- Born: 10 April 1945 (age 81) Eybach, Germany
- Education: University of Tübingen; Gonzaga University; Fordham University; University of Constance; University of Mannheim;
- Spouse: Martha Mayer
- Children: Uljana; Roman; Antonia;
- Awards: Distinguished Scholar Award from the American Sociological Association Section on Aging and the Life Course (1999)
- Scientific career
- Fields: Sociology
- Institutions: Max Planck Institute for Human Development; Yale University;
- Thesis: Fluktuation und Umschichtung. Untersuchungen zur sozialen Mobilität in der Bundesrepublik Deutschland (1977)

= Karl Ulrich Mayer =

German sociologist (born 1945)

Karl Ulrich Mayer (born 10 April 1945) is a German sociologist. He is Director Emeritus of the Max Planck Institute for Human Development in Berlin, Germany, as well as the Stanley B. Resor Professor Emeritus of Sociology and Professor at the Institution for Social and Policy Studies at Yale University.
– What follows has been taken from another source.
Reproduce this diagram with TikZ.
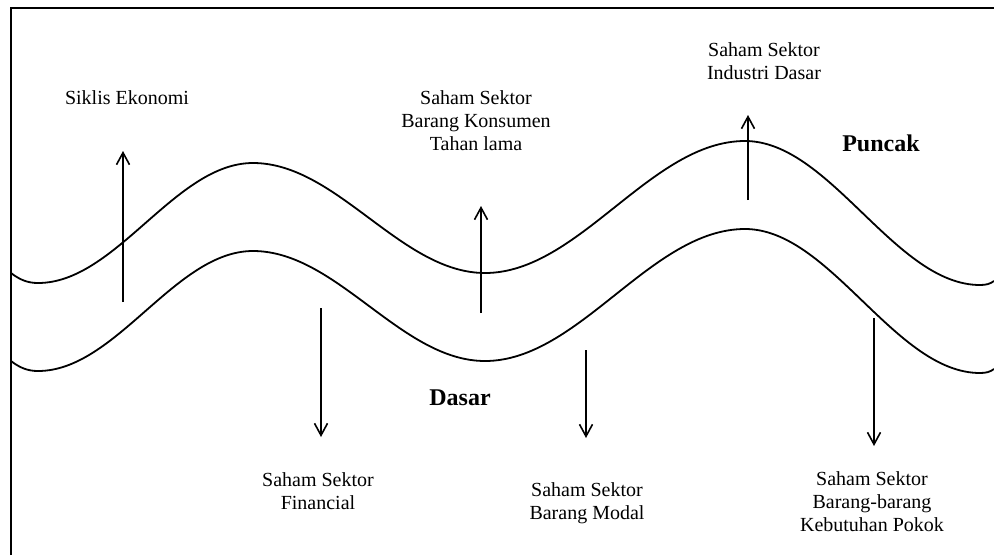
\documentclass[tikz,border=0pt]{standalone}
\usepackage{fontspec}
\setmainfont{Liberation Serif}
\usetikzlibrary{arrows.meta}
\begin{document}
\begin{tikzpicture}[x=1pt,y=-1pt,
  wave/.style={line width=1.8pt},
  upar/.style={line width=1.6pt,-{Straight Barb[length=12pt,width=13pt,line width=1.6pt]}},
  lbl/.style={font=\fontsize{20}{23}\selectfont,align=center,inner sep=0pt},
  blbl/.style={font=\fontsize{24}{27}\selectfont\bfseries,inner sep=0pt}]
\useasboundingbox (0,0) rectangle (994,555);
% frame
\draw[line width=2.4pt] (11,555) -- (11,8) -- (994,8);
% waves
\foreach \dy in {0,88}{
\draw[wave,yshift=-\dy pt] (11,273) .. controls (20,280) and (28,283) .. (38,283)
  .. controls (116,283) and (175,163) .. (253,163)
  .. controls (337,163) and (401,273) .. (485,273)
  .. controls (579,273) and (651,141) .. (745,141)
  .. controls (830,141) and (895,285) .. (980,285)
  .. controls (986,285) and (990,284) .. (994,281);
}
% labels
\node[lbl] (siklis) at (127,98) {Siklis Ekonomi};
\node[lbl] (konsumen) at (476,121) {Saham Sektor\\Barang Konsumen\\Tahan lama};
\node[lbl] (industri) at (764,61) {Saham Sektor\\Industri Dasar};
\node[blbl] (puncak) at (881,143) {Puncak};
\node[blbl] (dasar) at (460,398) {Dasar};
\node[lbl] (financial) at (318,491) {Saham Sektor\\Financial};
\node[lbl] (modal) at (587,503) {Saham Sektor\\Barang Modal};
\node[lbl] (pokok) at (872,502) {Saham Sektor\\Barang-barang\\Kebutuhan Pokok};
% arrow ends
\coordinate (a1s) at (123,302); \coordinate (a1e) at (123,151);
\coordinate (a2s) at (481,313); \coordinate (a2e) at (481,206);
\coordinate (a3s) at (748,200); \coordinate (a3e) at (748,115);
\coordinate (a4s) at (321,308); \coordinate (a4e) at (321,437);
\coordinate (a5s) at (586,350); \coordinate (a5e) at (586,438);
\coordinate (a6s) at (874,318); \coordinate (a6e) at (874,446);
\draw[upar] (a1s) -- (a1e);
\draw[upar] (a2s) -- (a2e);
\draw[upar] (a3s) -- (a3e);
\draw[upar] (a4s) -- (a4e);
\draw[upar] (a5s) -- (a5e);
\draw[upar] (a6s) -- (a6e);
\end{tikzpicture}
\end{document}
He was president of the Leibniz Association from 2010 to 2014 and chaired
the Department of Sociology at Yale from 2005 to 2010. He was director of the Max Planck Institute for Human Development from 1983 to 2005, and was the founding editor of the European Sociological Review from 1985 to 1990.
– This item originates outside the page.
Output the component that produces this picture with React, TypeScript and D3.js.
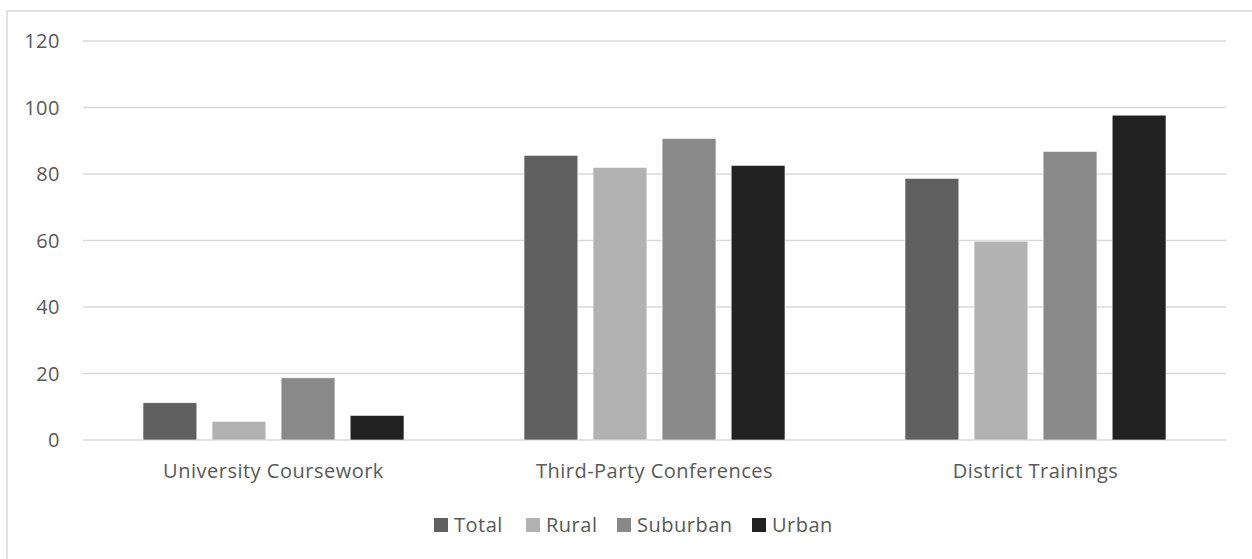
import React from "react";
import * as d3 from "d3";

const categories = ["University Coursework", "Third-Party Conferences", "District Trainings"];
const seriesNames = ["Total", "Rural", "Suburban", "Urban"];
const total = [11.2, 85.6, 78.7];
const rural = [5.6, 82.0, 59.8];
const suburban = [18.7, 90.7, 86.8];
const urban = [7.4, 82.6, 97.7];
const yTicks = [0, 20, 40, 60, 80, 100, 120];
const colors = ["#606060", "#b2b2b2", "#898989", "#222222"];

const seriesValues = [total, rural, suburban, urban];

export default function App() {
  const W = 1252, H = 559;
  const left = 83, right = 1226, top = 41, bottom = 440;
  const font = "'Open Sans', sans-serif";
  const textColor = "#595959";
  const fs = 20;
  const ls = 0.5;

  const y = d3.scaleLinear().domain([0, 120]).range([bottom, top]);
  const x0 = d3.scaleBand().domain(categories).range([left, right]).paddingInner(0).paddingOuter(0);
  const bw = x0.bandwidth();
  const groupPad = 60;
  const x1 = d3.scaleBand().domain(seriesNames).range([groupPad, bw - groupPad]).paddingInner(0.22).paddingOuter(0);

  const legendItems = [
    { name: "Total", x: 434 },
    { name: "Rural", x: 526 },
    { name: "Suburban", x: 617 },
    { name: "Urban", x: 752 },
  ];

  return (
    <svg width={W} height={H} style={{ position: "absolute", left: 0, top: 0, background: "#fff" }}>
      <rect x={7} y={11} width={W + 10} height={H + 10} fill="#fff" stroke="#d9d9d9" strokeWidth={1.5} />
      {yTicks.map((t) => (
        <g key={t}>
          <line x1={left} x2={right} y1={y(t)} y2={y(t)} stroke="#d9d9d9" strokeWidth={1.3} />
          <text x={60} y={y(t)} dy="0.35em" textAnchor="end" fontFamily={font} fontSize={fs} letterSpacing={ls} fill={textColor}>
            {t}
          </text>
        </g>
      ))}
      {categories.map((c, ci) => (
        <g key={c} transform={`translate(${x0(c)},0)`}>
          {seriesNames.map((s, si) => (
            <rect
              key={s}
              x={x1(s)}
              y={y(seriesValues[si][ci])}
              width={x1.bandwidth()}
              height={y(0) - y(seriesValues[si][ci])}
              fill={colors[si]}
              stroke="#ffffff"
              strokeWidth={0.6}
            />
          ))}
          <text x={bw / 2} y={471} dy="0.35em" textAnchor="middle" fontFamily={font} fontSize={fs} letterSpacing={ls} fill={textColor}>
            {c}
          </text>
        </g>
      ))}
      {legendItems.map((l, i) => (
        <g key={l.name}>
          <rect x={l.x} y={518} width={14} height={14} fill={colors[i]} />
          <text x={l.x + 20} y={525} dy="0.35em" fontFamily={font} fontSize={fs} letterSpacing={ls} fill={textColor}>
            {l.name}
          </text>
        </g>
      ))}
    </svg>
  );
}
Mayer is a member of the German National Academy of Sciences Leopoldina since 1998 and the Berlin-Brandenburg Academy of Sciences, a corresponding fellow of the British Academy since 2000, and a fellow of the American Academy of Arts and Sciences since 1996, the Academia Europaea since 1989, the American Association for the Advancement of Science, and the European Academy of Sociology.